The necessity of message congestion management has also been demonstrated (Sandholm & Lesser, 1995). We believe that the first work discussing message control is (Parunak, 1987), which states that audience restriction can improve the overall efficiency. In (Parunak, 1987), this restriction is implemented by maintaining a bidding history. Because past bidding activities are known, agents lacking a specific ability cannot submit bids for tasks requiring this ability. Another work (Gu & Ishida, 1996) analyzes how contractors' utilities change according to the ratio of contractors and managers. All this research assumes, however, that agents are not so busy that interference among agents is insignificant. Our experiments indicate that CNP in an MMAS exhibits quite different characteristics from CNP in a small-scale MAS.

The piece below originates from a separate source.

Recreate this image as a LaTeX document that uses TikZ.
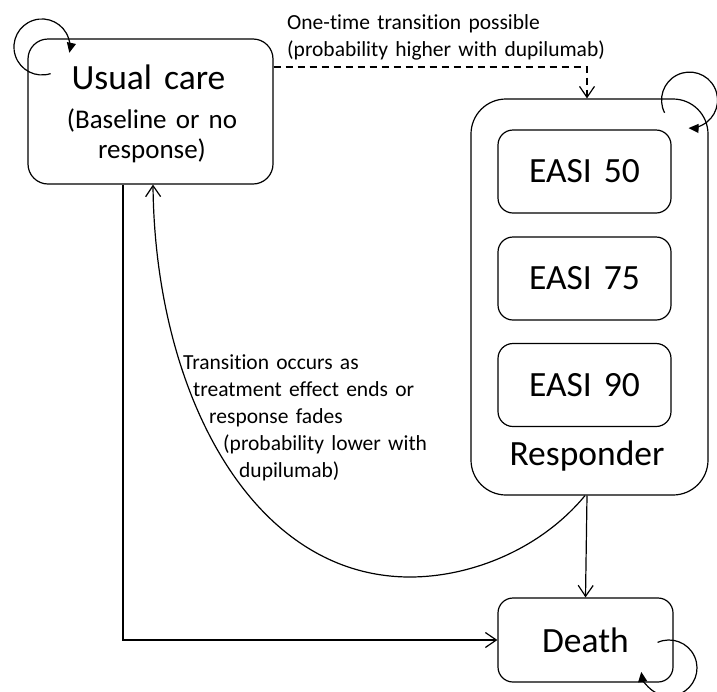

More recently, (Schillo et al., 2002) discusses the issue of the eager-bidder problem occurring a large-scale MAS, where a number of tasks are announced concurrently so that CNP with levels of commitment does not work well. These authors propose another CNP extension, based on statistical risk management. The number of agents in the MAS considered in their paper is about 100, however, which is much less than in our model. More importantly, the types of resources and tasks considered are quite different: specifically, the resources are exclusive, such as airplane seats, so they should be allocated selectively, in order to gain more income. In our case, the resource is CPU or network bandwidth, which can accept a certain number of tasks simultaneously but with reduced quality. As a result, the many agents and tasks in our experiments incur floating uncertainty, which affects learning, statistical estimation, and rational decision-making.